(Exercise description): Quote the entries below from the line with "Generate a web" through the line with "const y = d3.scaleLinear().domain([0, 5]).range([372, 42]);", both ends included, and only those lines.

(Listing):
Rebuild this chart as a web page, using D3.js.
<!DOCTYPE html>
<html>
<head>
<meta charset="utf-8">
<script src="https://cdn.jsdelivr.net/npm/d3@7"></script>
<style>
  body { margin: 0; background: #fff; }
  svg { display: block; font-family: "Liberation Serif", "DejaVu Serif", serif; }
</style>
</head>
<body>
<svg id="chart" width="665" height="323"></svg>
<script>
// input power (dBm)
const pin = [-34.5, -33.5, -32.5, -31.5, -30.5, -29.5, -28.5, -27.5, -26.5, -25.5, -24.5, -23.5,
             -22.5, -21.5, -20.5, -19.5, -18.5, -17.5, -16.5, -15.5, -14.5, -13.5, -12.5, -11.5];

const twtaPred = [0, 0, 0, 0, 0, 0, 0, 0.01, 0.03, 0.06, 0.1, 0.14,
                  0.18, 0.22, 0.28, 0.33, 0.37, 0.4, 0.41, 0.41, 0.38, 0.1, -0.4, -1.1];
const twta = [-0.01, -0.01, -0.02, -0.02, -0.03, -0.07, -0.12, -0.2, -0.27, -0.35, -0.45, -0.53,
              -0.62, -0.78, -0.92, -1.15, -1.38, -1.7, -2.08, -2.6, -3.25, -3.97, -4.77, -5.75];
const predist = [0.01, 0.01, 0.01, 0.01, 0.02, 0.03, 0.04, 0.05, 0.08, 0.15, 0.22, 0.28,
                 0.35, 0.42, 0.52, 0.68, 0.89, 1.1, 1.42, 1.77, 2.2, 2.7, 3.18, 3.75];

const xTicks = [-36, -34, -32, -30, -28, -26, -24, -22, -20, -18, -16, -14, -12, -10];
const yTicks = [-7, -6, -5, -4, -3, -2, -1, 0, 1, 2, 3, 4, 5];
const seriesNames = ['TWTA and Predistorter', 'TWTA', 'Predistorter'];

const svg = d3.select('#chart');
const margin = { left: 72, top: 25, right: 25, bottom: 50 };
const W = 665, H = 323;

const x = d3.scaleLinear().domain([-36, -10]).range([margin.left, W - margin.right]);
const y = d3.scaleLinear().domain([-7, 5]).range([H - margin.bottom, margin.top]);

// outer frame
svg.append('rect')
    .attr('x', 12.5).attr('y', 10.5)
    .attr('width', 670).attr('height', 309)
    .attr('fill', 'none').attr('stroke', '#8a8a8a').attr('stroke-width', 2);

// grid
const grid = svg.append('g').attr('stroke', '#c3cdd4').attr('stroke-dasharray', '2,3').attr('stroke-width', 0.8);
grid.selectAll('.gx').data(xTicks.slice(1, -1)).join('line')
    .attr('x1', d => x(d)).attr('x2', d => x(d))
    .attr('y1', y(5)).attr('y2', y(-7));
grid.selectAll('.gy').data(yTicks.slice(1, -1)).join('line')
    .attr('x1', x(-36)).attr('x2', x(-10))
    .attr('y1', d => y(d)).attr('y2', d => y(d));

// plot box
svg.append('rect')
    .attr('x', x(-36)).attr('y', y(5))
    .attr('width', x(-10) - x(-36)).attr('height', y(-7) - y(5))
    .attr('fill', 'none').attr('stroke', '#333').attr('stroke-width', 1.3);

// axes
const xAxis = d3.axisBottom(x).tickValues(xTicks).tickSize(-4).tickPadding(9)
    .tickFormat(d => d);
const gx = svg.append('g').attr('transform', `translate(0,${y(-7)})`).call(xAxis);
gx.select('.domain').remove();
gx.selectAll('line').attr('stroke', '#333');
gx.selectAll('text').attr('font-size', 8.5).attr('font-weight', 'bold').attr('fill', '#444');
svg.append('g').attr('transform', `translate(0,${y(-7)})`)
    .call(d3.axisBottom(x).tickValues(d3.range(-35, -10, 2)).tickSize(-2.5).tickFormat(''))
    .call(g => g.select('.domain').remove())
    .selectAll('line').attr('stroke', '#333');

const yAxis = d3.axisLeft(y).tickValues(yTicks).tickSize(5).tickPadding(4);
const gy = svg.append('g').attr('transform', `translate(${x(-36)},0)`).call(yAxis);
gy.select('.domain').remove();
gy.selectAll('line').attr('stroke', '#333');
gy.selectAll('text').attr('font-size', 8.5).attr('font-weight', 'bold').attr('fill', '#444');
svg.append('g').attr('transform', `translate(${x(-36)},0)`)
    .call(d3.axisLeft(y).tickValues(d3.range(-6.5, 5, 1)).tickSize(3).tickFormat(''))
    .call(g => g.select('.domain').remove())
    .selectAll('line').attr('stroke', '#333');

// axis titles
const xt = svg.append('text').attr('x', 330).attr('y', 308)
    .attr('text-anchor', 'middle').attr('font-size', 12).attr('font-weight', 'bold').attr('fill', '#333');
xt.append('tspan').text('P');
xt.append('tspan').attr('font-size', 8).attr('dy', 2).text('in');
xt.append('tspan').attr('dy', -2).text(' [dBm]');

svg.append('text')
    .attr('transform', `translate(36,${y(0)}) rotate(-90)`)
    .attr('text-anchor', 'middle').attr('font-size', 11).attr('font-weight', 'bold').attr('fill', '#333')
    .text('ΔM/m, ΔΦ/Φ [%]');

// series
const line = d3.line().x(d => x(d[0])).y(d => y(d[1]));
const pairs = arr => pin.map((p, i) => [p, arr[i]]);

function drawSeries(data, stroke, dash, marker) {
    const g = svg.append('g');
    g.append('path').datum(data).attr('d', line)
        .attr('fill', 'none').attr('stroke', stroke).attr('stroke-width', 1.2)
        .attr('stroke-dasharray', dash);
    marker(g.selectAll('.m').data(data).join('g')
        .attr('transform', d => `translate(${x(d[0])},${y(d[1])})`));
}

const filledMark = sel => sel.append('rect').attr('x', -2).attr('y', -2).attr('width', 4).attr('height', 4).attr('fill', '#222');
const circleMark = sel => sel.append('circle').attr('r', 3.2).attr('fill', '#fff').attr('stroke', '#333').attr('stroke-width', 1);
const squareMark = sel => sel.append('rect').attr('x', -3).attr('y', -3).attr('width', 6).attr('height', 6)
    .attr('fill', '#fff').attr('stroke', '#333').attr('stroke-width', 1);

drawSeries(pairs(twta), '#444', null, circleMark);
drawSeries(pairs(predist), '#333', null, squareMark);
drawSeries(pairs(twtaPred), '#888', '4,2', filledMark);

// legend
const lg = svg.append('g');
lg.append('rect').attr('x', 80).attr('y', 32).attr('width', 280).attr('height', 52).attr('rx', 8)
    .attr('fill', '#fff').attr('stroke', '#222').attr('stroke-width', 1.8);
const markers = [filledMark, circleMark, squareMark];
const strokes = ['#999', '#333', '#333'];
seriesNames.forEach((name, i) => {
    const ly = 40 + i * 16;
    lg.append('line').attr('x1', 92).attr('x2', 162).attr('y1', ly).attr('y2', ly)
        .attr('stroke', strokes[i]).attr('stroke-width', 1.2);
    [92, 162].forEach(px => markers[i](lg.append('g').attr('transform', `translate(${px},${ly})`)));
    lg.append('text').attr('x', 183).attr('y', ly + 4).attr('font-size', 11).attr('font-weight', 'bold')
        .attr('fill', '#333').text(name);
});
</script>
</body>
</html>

==

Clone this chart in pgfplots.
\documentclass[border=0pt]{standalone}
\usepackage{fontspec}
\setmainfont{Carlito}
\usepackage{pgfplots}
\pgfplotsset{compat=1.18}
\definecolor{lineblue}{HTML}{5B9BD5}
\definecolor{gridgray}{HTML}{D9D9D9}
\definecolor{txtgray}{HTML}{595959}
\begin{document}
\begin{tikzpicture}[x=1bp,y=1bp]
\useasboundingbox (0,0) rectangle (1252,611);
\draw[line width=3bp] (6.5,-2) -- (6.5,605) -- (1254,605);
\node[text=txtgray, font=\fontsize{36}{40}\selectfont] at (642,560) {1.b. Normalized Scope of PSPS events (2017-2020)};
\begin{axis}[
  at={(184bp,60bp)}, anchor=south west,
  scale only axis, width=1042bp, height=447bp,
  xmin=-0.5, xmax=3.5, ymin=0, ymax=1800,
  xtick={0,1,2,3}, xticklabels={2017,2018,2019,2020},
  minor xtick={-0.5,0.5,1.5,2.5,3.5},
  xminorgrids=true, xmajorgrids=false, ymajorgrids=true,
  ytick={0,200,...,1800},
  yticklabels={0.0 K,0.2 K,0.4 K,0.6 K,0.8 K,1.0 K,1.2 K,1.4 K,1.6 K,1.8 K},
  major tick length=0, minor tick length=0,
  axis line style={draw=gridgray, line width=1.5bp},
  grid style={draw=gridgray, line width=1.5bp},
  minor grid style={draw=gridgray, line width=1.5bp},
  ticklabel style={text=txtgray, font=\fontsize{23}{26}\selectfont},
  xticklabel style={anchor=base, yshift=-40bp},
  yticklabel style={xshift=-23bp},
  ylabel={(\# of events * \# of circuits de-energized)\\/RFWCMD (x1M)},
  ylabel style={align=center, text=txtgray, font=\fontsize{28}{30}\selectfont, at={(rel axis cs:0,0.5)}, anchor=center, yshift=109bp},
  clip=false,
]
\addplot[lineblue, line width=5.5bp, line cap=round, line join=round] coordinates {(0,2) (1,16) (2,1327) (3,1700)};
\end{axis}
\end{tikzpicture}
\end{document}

* * *

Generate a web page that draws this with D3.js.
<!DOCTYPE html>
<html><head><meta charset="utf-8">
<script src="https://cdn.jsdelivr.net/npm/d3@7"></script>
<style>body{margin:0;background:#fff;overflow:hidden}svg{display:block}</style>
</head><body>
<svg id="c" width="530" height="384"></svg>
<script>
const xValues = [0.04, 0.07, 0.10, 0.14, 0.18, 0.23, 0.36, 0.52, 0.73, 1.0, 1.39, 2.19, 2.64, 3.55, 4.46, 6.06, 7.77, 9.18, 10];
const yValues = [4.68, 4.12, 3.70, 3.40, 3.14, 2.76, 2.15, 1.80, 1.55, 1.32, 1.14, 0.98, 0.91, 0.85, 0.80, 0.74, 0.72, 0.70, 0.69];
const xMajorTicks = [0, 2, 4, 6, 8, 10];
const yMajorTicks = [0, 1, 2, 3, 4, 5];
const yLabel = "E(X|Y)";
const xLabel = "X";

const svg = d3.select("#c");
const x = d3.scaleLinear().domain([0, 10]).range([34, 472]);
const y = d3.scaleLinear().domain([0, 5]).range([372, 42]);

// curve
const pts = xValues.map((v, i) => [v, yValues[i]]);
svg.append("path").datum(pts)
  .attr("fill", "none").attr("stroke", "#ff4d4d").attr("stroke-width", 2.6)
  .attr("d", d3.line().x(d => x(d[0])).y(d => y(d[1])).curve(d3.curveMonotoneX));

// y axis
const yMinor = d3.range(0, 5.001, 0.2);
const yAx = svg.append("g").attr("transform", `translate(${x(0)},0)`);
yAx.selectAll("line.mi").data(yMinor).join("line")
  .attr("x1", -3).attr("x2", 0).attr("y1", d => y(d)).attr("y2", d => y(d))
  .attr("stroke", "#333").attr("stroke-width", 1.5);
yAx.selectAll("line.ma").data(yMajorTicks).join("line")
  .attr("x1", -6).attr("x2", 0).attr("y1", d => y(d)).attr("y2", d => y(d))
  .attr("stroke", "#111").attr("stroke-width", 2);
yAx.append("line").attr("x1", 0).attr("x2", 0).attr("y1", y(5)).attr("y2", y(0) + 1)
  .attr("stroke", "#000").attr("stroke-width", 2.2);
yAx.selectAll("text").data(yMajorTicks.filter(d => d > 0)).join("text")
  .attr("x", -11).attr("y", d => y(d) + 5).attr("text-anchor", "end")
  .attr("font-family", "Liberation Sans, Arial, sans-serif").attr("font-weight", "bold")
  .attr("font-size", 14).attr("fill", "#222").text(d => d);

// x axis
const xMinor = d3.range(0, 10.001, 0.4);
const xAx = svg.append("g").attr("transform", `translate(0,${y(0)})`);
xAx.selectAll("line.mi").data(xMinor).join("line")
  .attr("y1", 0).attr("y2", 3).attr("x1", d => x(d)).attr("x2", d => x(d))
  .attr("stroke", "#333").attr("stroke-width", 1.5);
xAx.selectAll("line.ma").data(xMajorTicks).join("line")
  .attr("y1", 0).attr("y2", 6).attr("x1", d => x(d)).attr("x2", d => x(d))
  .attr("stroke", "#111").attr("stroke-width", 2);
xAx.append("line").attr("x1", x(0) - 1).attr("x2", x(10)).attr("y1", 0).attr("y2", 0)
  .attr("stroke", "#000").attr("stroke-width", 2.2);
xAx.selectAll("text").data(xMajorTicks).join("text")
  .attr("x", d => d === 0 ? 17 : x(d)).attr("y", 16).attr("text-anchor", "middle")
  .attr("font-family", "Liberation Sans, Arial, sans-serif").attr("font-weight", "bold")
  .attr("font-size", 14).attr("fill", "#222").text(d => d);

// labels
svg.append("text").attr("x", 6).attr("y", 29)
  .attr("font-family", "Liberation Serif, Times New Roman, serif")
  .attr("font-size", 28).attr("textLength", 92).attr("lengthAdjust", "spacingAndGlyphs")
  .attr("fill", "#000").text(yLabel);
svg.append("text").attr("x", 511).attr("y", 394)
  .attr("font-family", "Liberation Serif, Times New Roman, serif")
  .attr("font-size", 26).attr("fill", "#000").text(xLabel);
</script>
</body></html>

(Completed task):
Generate a web page that draws this with D3.js.
<!DOCTYPE html>
<html><head><meta charset="utf-8">
<script src="https://cdn.jsdelivr.net/npm/d3@7"></script>
<style>body{margin:0;background:#fff;overflow:hidden}svg{display:block}</style>
</head><body>
<svg id="c" width="530" height="384"></svg>
<script>
const xValues = [0.04, 0.07, 0.10, 0.14, 0.18, 0.23, 0.36, 0.52, 0.73, 1.0, 1.39, 2.19, 2.64, 3.55, 4.46, 6.06, 7.77, 9.18, 10];
const yValues = [4.68, 4.12, 3.70, 3.40, 3.14, 2.76, 2.15, 1.80, 1.55, 1.32, 1.14, 0.98, 0.91, 0.85, 0.80, 0.74, 0.72, 0.70, 0.69];
const xMajorTicks = [0, 2, 4, 6, 8, 10];
const yMajorTicks = [0, 1, 2, 3, 4, 5];
const yLabel = "E(X|Y)";
const xLabel = "X";

const svg = d3.select("#c");
const x = d3.scaleLinear().domain([0, 10]).range([34, 472]);
const y = d3.scaleLinear().domain([0, 5]).range([372, 42]);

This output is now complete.